Investment Professional of the Future

Investment Professional of the Future

How the Work Environment Evolves: Culture, Incentives, Values, Organizational Design, and Methods


It is important for employers to create attractive work conditions for their professionals. The central aspects of the investment firm’s people model revolve around (1) workforce scope and structure and (2) workforce style and culture.


Workforce scope and structure: The scope and structure concern the locations that the workforce uses, the number and roles of the employees in each location, and the team structures that exist to link activities through an operating model, investment model, and distribution model. Other aspects include the degree of vertical integration in the investment value chain and the extent of delegation and outsourcing arrangements.

Workforce style and culture of working: The style concerns issues of hierarchy and empowerment as well as the organizational commitments to training and development; the culture concerns values and incentives and the balancing and alignment of priorities among employees, clients, and results.

Organizations must reach informed and calculated positions on these elements that are essentially decisions about strategy by reference to the organization’s comparative advantage, situational context, and acceptable tradeoffs.

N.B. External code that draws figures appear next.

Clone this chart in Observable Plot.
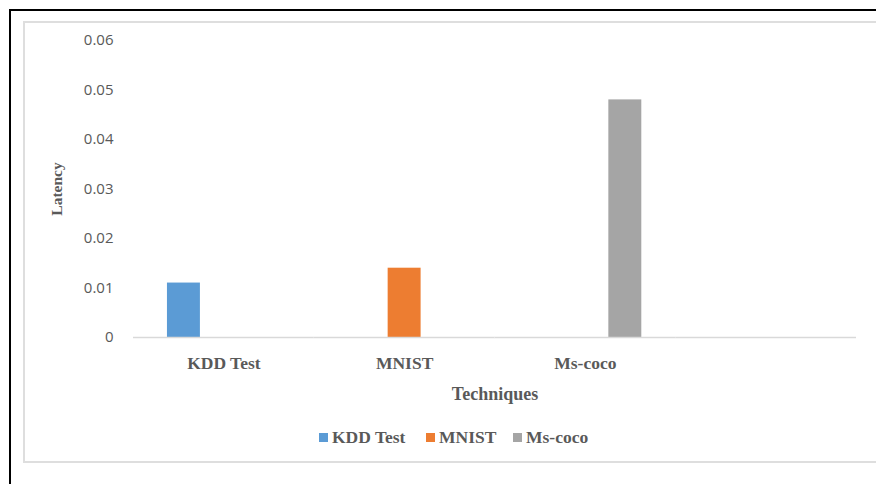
<!DOCTYPE html>
<html>
<head>
<meta charset="utf-8">
<script src="https://cdn.jsdelivr.net/npm/d3@7"></script>
<script src="https://cdn.jsdelivr.net/npm/@observablehq/plot@0.6"></script>
<style>
  html, body { margin: 0; padding: 0; background: #fff; width: 876px; height: 484px; overflow: hidden; }
  #wrap { position: relative; width: 876px; height: 484px; }
  #outer { position: absolute; left: 9px; top: 9px; width: 900px; height: 500px; border-left: 2.5px solid #000; border-top: 2.5px solid #000; box-sizing: border-box; }
  #inner { position: absolute; left: 23px; top: 21px; width: 900px; height: 442px; border-left: 2px solid #dedede; border-top: 2px solid #dedede; border-bottom: 2px solid #dedede; box-sizing: border-box; }
  #chart { position: absolute; left: 0; top: 0; }
  #chart svg { overflow: visible; }
  g[aria-label="y-axis tick label"] text { font-family: "Open Sans", sans-serif; font-size: 15px; fill: #595959; }
  g[aria-label="fx-axis tick label"] text { font-family: "Liberation Serif", "Times New Roman", serif; font-weight: bold; font-size: 17.5px; fill: #595959; }
  g[aria-label="fx-axis label"] text, g[aria-label="y-axis label"] text { font-family: "Liberation Serif", "Times New Roman", serif; font-weight: bold; fill: #595959; }
  g[aria-label="fx-axis label"] text { font-size: 18px; }
  g[aria-label="y-axis label"] text { font-size: 15.5px; }
  #legend { position: absolute; left: 0; top: 427px; width: 876px; height: 20px; font-family: "Liberation Serif", "Times New Roman", serif; font-weight: bold; font-size: 17.5px; color: #595959; }
  .item { position: absolute; top: 0; display: flex; align-items: center; height: 20px; white-space: nowrap; }
  .sw { width: 9px; height: 9px; margin-right: 4px; display: inline-block; }
</style>
</head>
<body>
<div id="wrap">
  <div id="outer"></div>
  <div id="inner"></div>
  <div id="chart"></div>
  <div id="legend"></div>
</div>
<script>
// Data
const categories = ["KDD Test", "MNIST", "Ms-coco", ""];
const series = ["KDD Test", "MNIST", "Ms-coco"];
const latency = [0.011, 0.014, 0.048];
const colors = ["#5b9bd5", "#ed7d31", "#a5a5a5"];
const yTicks = [0, 0.01, 0.02, 0.03, 0.04, 0.05, 0.06];

const rows = series.map((s, i) => ({category: categories[i], series: s, value: latency[i]}));

const plot = Plot.plot({
  width: 876,
  height: 420,
  marginTop: 40,
  marginBottom: 83,
  marginLeft: 133,
  marginRight: 20,
  style: {background: "transparent", color: "#595959"},
  fx: {
    domain: categories,
    padding: 0,
    round: false,
    axis: "bottom",
    tickSize: 0,
    tickPadding: 19,
    label: "Techniques",
    labelAnchor: "center",
    labelOffset: 62,
    labelArrow: false
  },
  x: {domain: series, axis: null, paddingInner: 0.175, paddingOuter: 0.85, round: false},
  y: {
    domain: [0, 0.06],
    ticks: yTicks,
    tickFormat: d => d === 0 ? "0" : d.toFixed(2),
    tickSize: 0,
    tickPadding: 20,
    label: "Latency",
    labelAnchor: "center",
    labelOffset: 83,
    labelArrow: false
  },
  color: {domain: series, range: colors},
  marks: [
    Plot.barY(rows, {fx: "category", x: "series", y: "value", fill: "series"}),
    Plot.ruleY(categories, {fx: d => d, y: () => 0, stroke: "#d9d9d9", strokeWidth: 1.5})
  ]
});
document.getElementById("chart").appendChild(plot);

// Legend
const legendX = [319, 426, 513];
const legend = document.getElementById("legend");
series.forEach((s, i) => {
  const item = document.createElement("div");
  item.className = "item";
  item.style.left = legendX[i] + "px";
  const sw = document.createElement("span");
  sw.className = "sw";
  sw.style.background = colors[i];
  const t = document.createElement("span");
  t.textContent = s;
  item.appendChild(sw);
  item.appendChild(t);
  legend.appendChild(item);
});
</script>
</body>
</html>
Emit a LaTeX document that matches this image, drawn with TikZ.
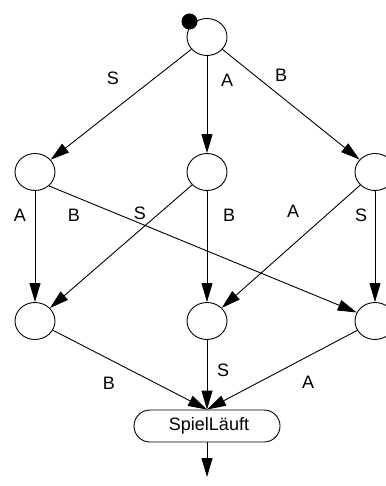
\documentclass[tikz,border=0pt]{standalone}
\usepackage{fontspec}
\setmainfont{Liberation Sans}
\usetikzlibrary{arrows.meta,shapes.geometric,shapes.misc}
\begin{document}
\begin{tikzpicture}[x=1pt,y=-1pt,
  state/.style={draw,ellipse,line width=0.9pt,minimum width=40pt,minimum height=37pt,inner sep=0pt},
  conn/.style={draw,line width=0.9pt,-{Triangle[length=19pt,width=11pt]}},
  lbl/.style={font=\fontsize{18}{20}\selectfont,inner sep=0pt},
  final/.style={draw,rounded rectangle,line width=0.9pt,minimum width=146pt,minimum height=32pt,inner sep=0pt,font=\fontsize{18}{20}\selectfont}]
\useasboundingbox (0,0) rectangle (385,486);
\node[state] (top) at (207,37) {};
\node[fill=black,circle,minimum size=16pt,inner sep=0pt] (dot) at (189.5,21.5) {};
\node[state] (ml) at (35,172) {};
\node[state] (mm) at (207,172) {};
\node[state] (mr) at (375,172) {};
\node[state] (bl) at (35,321) {};
\node[state] (bm) at (207,321) {};
\node[state] (br) at (375,321) {};
\node[final] (spiel) at (207,426) {\hspace*{4pt}SpielLäuft};
\coordinate (out) at (207,477);
\draw[conn] (top) -- (ml);
\draw[conn] (top) -- (mm);
\draw[conn] (top) -- (mr);
\draw[conn] (ml) -- (bl);
\draw[conn] (ml.-45) -- (br.155);
\draw[conn] (mm) -- (bl);
\draw[conn] (mm) -- (bm);
\draw[conn] (mr) -- (bm);
\draw[conn] (mr) -- (br);
\draw[conn] (bl) -- (spiel.north);
\draw[conn] (bm) -- (spiel.north);
\draw[conn] (br) -- (spiel.north);
\draw[conn] (spiel) -- (out);
\node[lbl] (l1) at (113,78) {S};
\node[lbl] (l2) at (227,80) {A};
\node[lbl] (l3) at (281,75) {B};
\node[lbl] (l4) at (20,215) {A};
\node[lbl] (l5) at (74,215) {B};
\node[lbl] (l6) at (140,213) {S};
\node[lbl] (l7) at (229,215) {B};
\node[lbl] (l8) at (293,211) {A};
\node[lbl] (l9) at (361,215) {S};
\node[lbl] (l10) at (109,383) {B};
\node[lbl] (l11) at (223,370) {S};
\node[lbl] (l12) at (308,382) {A};
\end{tikzpicture}
\end{document}
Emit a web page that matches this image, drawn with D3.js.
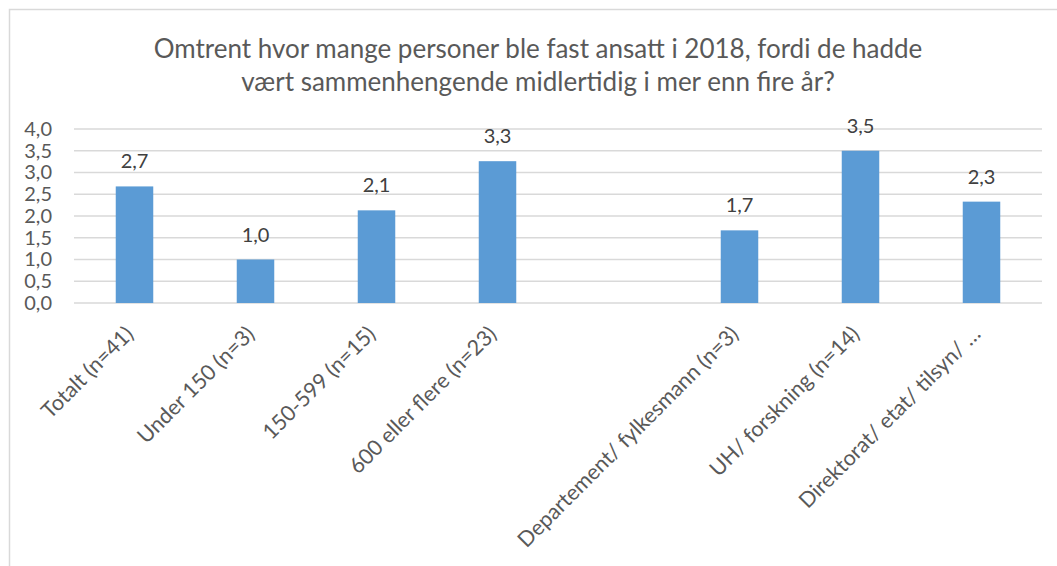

And they will do so having regard to the key evolving factors that govern them. In short, nothing is stationary; everything is moving.

The big organizational change factors influencing investment firms are captured in our industry leader survey in Exhibit 19. The impacts of technology lead the list. Significant disruptions and transformations arising from technology are inevitably going to affect culture. In many situations, the culture will be adversely affected because personal change is always difficult, and for many professionals, change involves some pain.

An area where cultural change can be positive is the degree to which organizations create tailwinds from clearly defined purpose and values and give particular attention to individuals’ personal development. The full spectrum of how employees feel about their work is covered by the term “employee experience,” defined as what employees encounter, observe, or feel over the course of their employee journey at an organization, taking account of recruiting, onboarding, employee development, promotion, and exit circumstances. Although such areas have not been central to strategy before, greater attempts to manage the employee experience will become a more common lever for organizations to differentiate themselves in future.

Exhibit 19
Graph shows the predicted sources of disruption and change for invesment professionals. Those surveyed could choose up to three. The top two answers were the difficulty of integrating technology without diminishing culture and the growing importance of a firm's purpose and values alongside its investment capabilities, products, and results.

The majority of investment organizations have developed their investment propositions around talented individuals. Indeed, the star portfolio manager model has been used by a number of leading investment firms. Such a model will not be eliminated, but it certainly will be diminished as the teamwork plus technology model gains ground. Simply put, teams can create diversity payoffs that individuals can’t. In addition, it is becoming very clear that technology parse data more efficiently than people can.